Examining Generative AI / Russian Side Seeks to Undermine Ukraine Via Disinformation; Fake Video Shows Military Leader Criticizing Zelenskyy

Ukrainian Presidential Press Office via AP
In this photo provided by the Ukrainian Presidential Press Office, former Commander-in-Chief of Ukraine’s Armed Forces Valerii Zaluzhnyi attends an awarding ceremony in Kyiv on Friday, Feb. 9.

This is the third installment in a series in which The Yomiuri Shimbun considers how humanity should deal with the emergence of generative AI.


Three months before the dismissal of Valeriy Zaluzhnyi, the commander in chief of Ukraine’s armed forces, a fake video that emphasized the divide between the country’s leaders was widely shared on social media.

In the video, a man resembling Zaluzhnyi said he had been informed that Ukrainian President Volodymyr Zelenskyy had killed his aide the day before. He went on to say that the president also planned to get rid of him and surrender the country.

“Zelenskyy is an enemy of our country,” the man in the video said.

Zaluzhnyi appeared to be talking to viewers in the video, which was released on the night of Nov. 7. The man in the video said Zelenskyy was involved in the death of his aide, who reportedly had died in a unexpected accident, and called for a military coup.

Mykola Balaban, deputy head of Ukraine’s Center for Strategic Communications and Information Security, said he had expected something like the video to emerge. The video came from Radio Truha, a pro-Russia media outlet.

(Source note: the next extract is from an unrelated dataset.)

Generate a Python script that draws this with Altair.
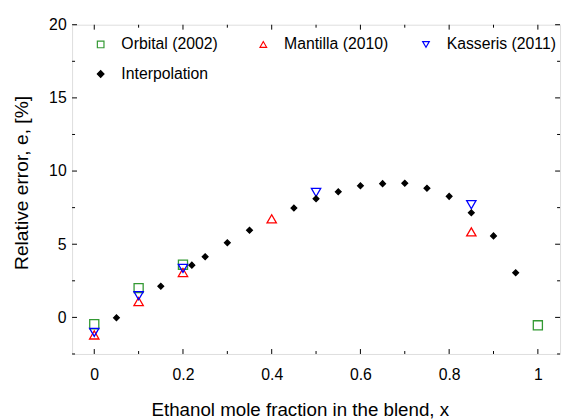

Zaluzhnyi said in a contribution to the British magazine The Economist that the Ukraine-Russia conflict was in a “stalemate.” Zelenskyy denied this, leading many in the media to report a feud between the two leaders. Balaban thought Russia was likely to take advantage of the situation.

Balaban’s center and the Center for Countering Disinformation (CCD) — both part of the Ukrainian government — analyzed the video in question. Less than two hours after its spread, the centers determined the video was a fake produced with the help of generative AI, and called on related organizations to be on the alert. They decided the video was fake because of its rough image quality and a mismatch between the speaker’s words and facial expressions.

Yet, elaborate misinformation continued to emerge. After the video was determined to be fake, another media outlet released a separate video in which a person purported to be Zaluzhnyi said that he had expected the government to claim it was Russian propaganda.

The Ukrainian government determined that this video was also fake.

A senior CCD analyst is closely watching posts on social media related to Russian forces but said there is currently no method to immediately determine whether a video was produced with AI.

Russia is believed to be aiming to gradually change public opinion and people’s behavior by scattering the seeds of distrust and suspicion in Ukraine, the United States, Europe and other Western countries.

The creation of elaborate disinformation through generative AI is accelerating information warfare.

Fake video of supermodel

“Bella Hadid stands with Israel.”

At the end of October last year, a deep-fake video of U.S. supermodel Bella Hadid appearing to show her support for Israel’s war against the Islamic militant group Hamas was posted on X, formerly Twitter.

Hadid’s father is of Palestinian origin, and she is known for her activities to seek peace in the Gaza Strip.

The video was viewed more than 30 million times, but it turned out to be a deepfake video produced by generative AI.

The Japan Fact-check Center, a nonprofit organization dedicated to fact-checking and promoting media information literacy, compared it with a 2016 video that is believed to have been used to create the digitally manipulated footage. It determined that gestures and facial expressions in the two videos were almost identical.

The fake version is believed to have been created with the help of AI, having it study Hadid’s voice and tone and modifying the movement of her mouth to match the generated speech.

“The quality of the video is so sophisticated that you can’t tell [whether it’s fake] from its images and sound,” said Daisuke Furuta, editor-in-chief of the fact-checking center. The video is believed to have been produced by an individual who sympathizes with Israel.

Many other fake images and videos related to the war between Israel and Hamas that are believed to have been produced with generative AI have been posted on social media. They include images featuring supporters of a Spanish soccer team flying a Palestinian flag in a stadium and a man walking in Gaza with five children. It can be hard for the general public to tell whether such images and videos are genuine.

“There is a lot of misinformation concerning humanitarian crises that evoke people’s sympathy,” said Keishi Ono of the National Institute for Defense Studies. “As the international community is casting a stern eye toward Israel, pro-Palestine forces may be waging an information war in an effort to manipulate the outside world.”